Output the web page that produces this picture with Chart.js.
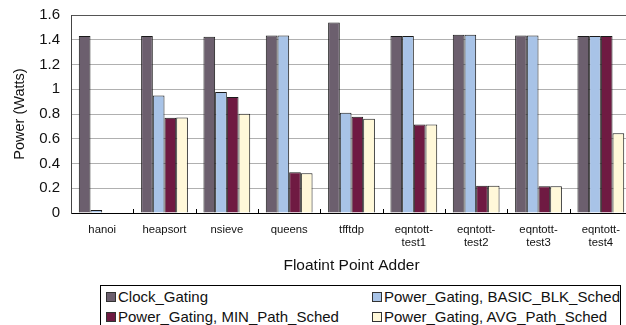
<!DOCTYPE html>
<html>
<head>
<meta charset="utf-8">
<script src="https://cdn.jsdelivr.net/npm/chart.js@4.4.1/dist/chart.umd.min.js"></script>
<style>
  html, body { margin: 0; padding: 0; background: #fff; overflow: hidden; }
  #wrap { position: relative; width: 640px; height: 325px; }
  #box { position: absolute; left: 0; top: 0; width: 640px; height: 280px; }
  #legenda {
    position: absolute; left: 100px; top: 285px; width: 521px; height: 50px;
    border: 1px solid #000; box-sizing: border-box;
    font-family: "Liberation Sans", Arial, sans-serif; font-size: 15px; color: #111;
  }
  .item { position: absolute; display: flex; align-items: center; white-space: nowrap; height: 18px; line-height: 18px; }
  .item span.q { display: inline-block; width: 10px; height: 10px; box-sizing: border-box; border: 1px solid #333; margin-right: 2px; }
</style>
</head>
<body>
<div id="wrap">
  <div id="box"><canvas id="grafico"></canvas></div>
  <div id="legenda"></div>
</div>
<script>
// categorias e valores (Watts)
const categorias = [['hanoi'], ['heapsort'], ['nsieve'], ['queens'], ['tfftdp'],
  ['eqntott-', 'test1'], ['eqntott-', 'test2'], ['eqntott-', 'test3'], ['eqntott-', 'test4']]

const clockGating = [1.43, 1.43, 1.425, 1.435, 1.54, 1.43, 1.44, 1.435, 1.43]
const basicBlk    = [0.024, 0.95, 0.978, 1.435, 0.81, 1.43, 1.44, 1.435, 1.43]
const minPath     = [0, 0.77, 0.937, 0.329, 0.778, 0.715, 0.22, 0.216, 1.43]
const avgPath     = [0, 0.772, 0.802, 0.321, 0.762, 0.715, 0.22, 0.216, 0.644]

const nomes = ['Clock_Gating', 'Power_Gating, BASIC_BLK_Sched', 'Power_Gating, MIN_Path_Sched', 'Power_Gating, AVG_Path_Sched']
const cores = ['#6c5f6e', '#a8c3e7', '#6f1a42', '#fff8d9']
const yTicks = [0, 0.2, 0.4, 0.6, 0.8, 1, 1.2, 1.4, 1.6]

const fonte = '"Liberation Sans", Arial, sans-serif'

// tracinhos do eixo x entre categorias
const tracinhos = {
  id: 'tracinhos',
  afterDatasetsDraw(chart) {
    const x = chart.scales.x
    const ctx = chart.ctx
    const base = chart.chartArea.bottom
    ctx.save()
    ctx.strokeStyle = '#000'
    ctx.lineWidth = 1
    for (let i = 0; i < categorias.length - 1; i++) {
      const px = Math.round((x.getPixelForValue(i) + x.getPixelForValue(i + 1)) / 2) + 0.5
      ctx.beginPath()
      ctx.moveTo(px, base)
      ctx.lineTo(px, base - 4)
      ctx.stroke()
    }
    ctx.restore()
  }
}

const series = [clockGating, basicBlk, minPath, avgPath]

new Chart(document.getElementById('grafico'), {
  type: 'bar',
  data: {
    labels: categorias,
    datasets: series.map((s, i) => ({
      label: nomes[i],
      data: s,
      backgroundColor: cores[i],
      borderColor: '#1a1a1a',
      borderWidth: 1,
      borderSkipped: 'start',
      categoryPercentage: 0.75,
      barPercentage: 1.0
    }))
  },
  options: {
    responsive: true,
    maintainAspectRatio: false,
    animation: false,
    layout: { padding: { top: 15, right: 8, bottom: 0, left: 0 } },
    plugins: {
      legend: { display: false },
      tooltip: { enabled: false }
    },
    scales: {
      x: {
        grid: { display: false, drawTicks: false },
        border: { color: '#000', width: 1 },
        ticks: { color: '#111', font: { family: fonte, size: 11.3 }, padding: 10, maxRotation: 0, autoSkip: false },
        title: { display: true, text: 'Floatint Point Adder', color: '#111', font: { family: fonte, size: 15.5 }, padding: { top: 0, bottom: 5 } },
        afterFit(s) { s.height = 67 }
      },
      y: {
        min: 0, max: 1.6,
        afterBuildTicks(s) { s.ticks = yTicks.map(v => ({ value: v })) },
        grid: {
          drawTicks: true,
          tickLength: 11,
          tickColor: 'rgba(0,0,0,0)',
          color: ctx => ctx.tick && ctx.tick.value === 1.6 ? '#555' : '#b0b0b0',
          lineWidth: 1
        },
        border: { color: '#444', width: 1 },
        ticks: { color: '#111', font: { family: fonte, size: 15 }, padding: 0, callback: v => String(v) },
        title: { display: true, text: 'Power (Watts)', color: '#111', font: { family: fonte, size: 14.5 }, padding: { top: 11, bottom: 0 } },
        afterFit(s) { s.width = 71 }
      }
    }
  },
  plugins: [tracinhos]
})

// legenda em caixa, duas colunas
const legenda = document.getElementById('legenda')
const posicoes = [[5, 2], [271, 2], [5, 22], [271, 22]]
nomes.forEach((nome, k) => {
  const div = document.createElement('div')
  div.className = 'item'
  div.style.left = posicoes[k][0] + 'px'
  div.style.top = posicoes[k][1] + 'px'
  div.innerHTML = `<span class="q" style="background:${cores[k]}"></span>${nome}`
  legenda.appendChild(div)
})
</script>
</body>
</html>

※

▶ _Set task_
Leave the pictures out, and print every line of the listing exactly as written.

▶ _Solution for this exercise_
Output the web page that produces this picture with Chart.js.
<!DOCTYPE html>
<html>
<head>
<meta charset="utf-8">
<script src="https://cdn.jsdelivr.net/npm/chart.js@4.4.1/dist/chart.umd.min.js"></script>
<style>
  html, body { margin: 0; padding: 0; background: #fff; overflow: hidden; }
  #wrap { position: relative; width: 640px; height: 325px; }
  #box { position: absolute; left: 0; top: 0; width: 640px; height: 280px; }
  #legenda {
    position: absolute; left: 100px; top: 285px; width: 521px; height: 50px;
    border: 1px solid #000; box-sizing: border-box;
    font-family: "Liberation Sans", Arial, sans-serif; font-size: 15px; color: #111;
  }
  .item { position: absolute; display: flex; align-items: center; white-space: nowrap; height: 18px; line-height: 18px; }
  .item span.q { display: inline-block; width: 10px; height: 10px; box-sizing: border-box; border: 1px solid #333; margin-right: 2px; }
</style>
</head>
<body>
<div id="wrap">
  <div id="box"><canvas id="grafico"></canvas></div>
  <div id="legenda"></div>
</div>
<script>
// categorias e valores (Watts)
const categorias = [['hanoi'], ['heapsort'], ['nsieve'], ['queens'], ['tfftdp'],
  ['eqntott-', 'test1'], ['eqntott-', 'test2'], ['eqntott-', 'test3'], ['eqntott-', 'test4']]

const clockGating = [1.43, 1.43, 1.425, 1.435, 1.54, 1.43, 1.44, 1.435, 1.43]
const basicBlk    = [0.024, 0.95, 0.978, 1.435, 0.81, 1.43, 1.44, 1.435, 1.43]
const minPath     = [0, 0.77, 0.937, 0.329, 0.778, 0.715, 0.22, 0.216, 1.43]
const avgPath     = [0, 0.772, 0.802, 0.321, 0.762, 0.715, 0.22, 0.216, 0.644]

const nomes = ['Clock_Gating', 'Power_Gating, BASIC_BLK_Sched', 'Power_Gating, MIN_Path_Sched', 'Power_Gating, AVG_Path_Sched']
const cores = ['#6c5f6e', '#a8c3e7', '#6f1a42', '#fff8d9']
const yTicks = [0, 0.2, 0.4, 0.6, 0.8, 1, 1.2, 1.4, 1.6]

const fonte = '"Liberation Sans", Arial, sans-serif'

// tracinhos do eixo x entre categorias
const tracinhos = {
  id: 'tracinhos',
  afterDatasetsDraw(chart) {
    const x = chart.scales.x
    const ctx = chart.ctx
    const base = chart.chartArea.bottom
    ctx.save()
    ctx.strokeStyle = '#000'
    ctx.lineWidth = 1
    for (let i = 0; i < categorias.length - 1; i++) {
      const px = Math.round((x.getPixelForValue(i) + x.getPixelForValue(i + 1)) / 2) + 0.5
      ctx.beginPath()
      ctx.moveTo(px, base)
      ctx.lineTo(px, base - 4)
      ctx.stroke()
    }
    ctx.restore()
  }
}

const series = [clockGating, basicBlk, minPath, avgPath]

new Chart(document.getElementById('grafico'), {
  type: 'bar',
  data: {
    labels: categorias,
    datasets: series.map((s, i) => ({
      label: nomes[i],
      data: s,
      backgroundColor: cores[i],
      borderColor: '#1a1a1a',
      borderWidth: 1,
      borderSkipped: 'start',
      categoryPercentage: 0.75,
      barPercentage: 1.0
    }))
  },
  options: {
    responsive: true,
    maintainAspectRatio: false,
    animation: false,
    layout: { padding: { top: 15, right: 8, bottom: 0, left: 0 } },
    plugins: {
      legend: { display: false },
      tooltip: { enabled: false }
    },
    scales: {
      x: {
        grid: { display: false, drawTicks: false },
        border: { color: '#000', width: 1 },
        ticks: { color: '#111', font: { family: fonte, size: 11.3 }, padding: 10, maxRotation: 0, autoSkip: false },
        title: { display: true, text: 'Floatint Point Adder', color: '#111', font: { family: fonte, size: 15.5 }, padding: { top: 0, bottom: 5 } },
        afterFit(s) { s.height = 67 }
      },
      y: {
        min: 0, max: 1.6,
        afterBuildTicks(s) { s.ticks = yTicks.map(v => ({ value: v })) },
        grid: {
          drawTicks: true,
          tickLength: 11,
          tickColor: 'rgba(0,0,0,0)',
          color: ctx => ctx.tick && ctx.tick.value === 1.6 ? '#555' : '#b0b0b0',
          lineWidth: 1
        },
        border: { color: '#444', width: 1 },
        ticks: { color: '#111', font: { family: fonte, size: 15 }, padding: 0, callback: v => String(v) },
        title: { display: true, text: 'Power (Watts)', color: '#111', font: { family: fonte, size: 14.5 }, padding: { top: 11, bottom: 0 } },
        afterFit(s) { s.width = 71 }
      }
    }
  },
  plugins: [tracinhos]
})

// legenda em caixa, duas colunas
const legenda = document.getElementById('legenda')
const posicoes = [[5, 2], [271, 2], [5, 22], [271, 22]]
nomes.forEach((nome, k) => {
  const div = document.createElement('div')
  div.className = 'item'
  div.style.left = posicoes[k][0] + 'px'
  div.style.top = posicoes[k][1] + 'px'
  div.innerHTML = `<span class="q" style="background:${cores[k]}"></span>${nome}`
  legenda.appendChild(div)
})
</script>
</body>
</html>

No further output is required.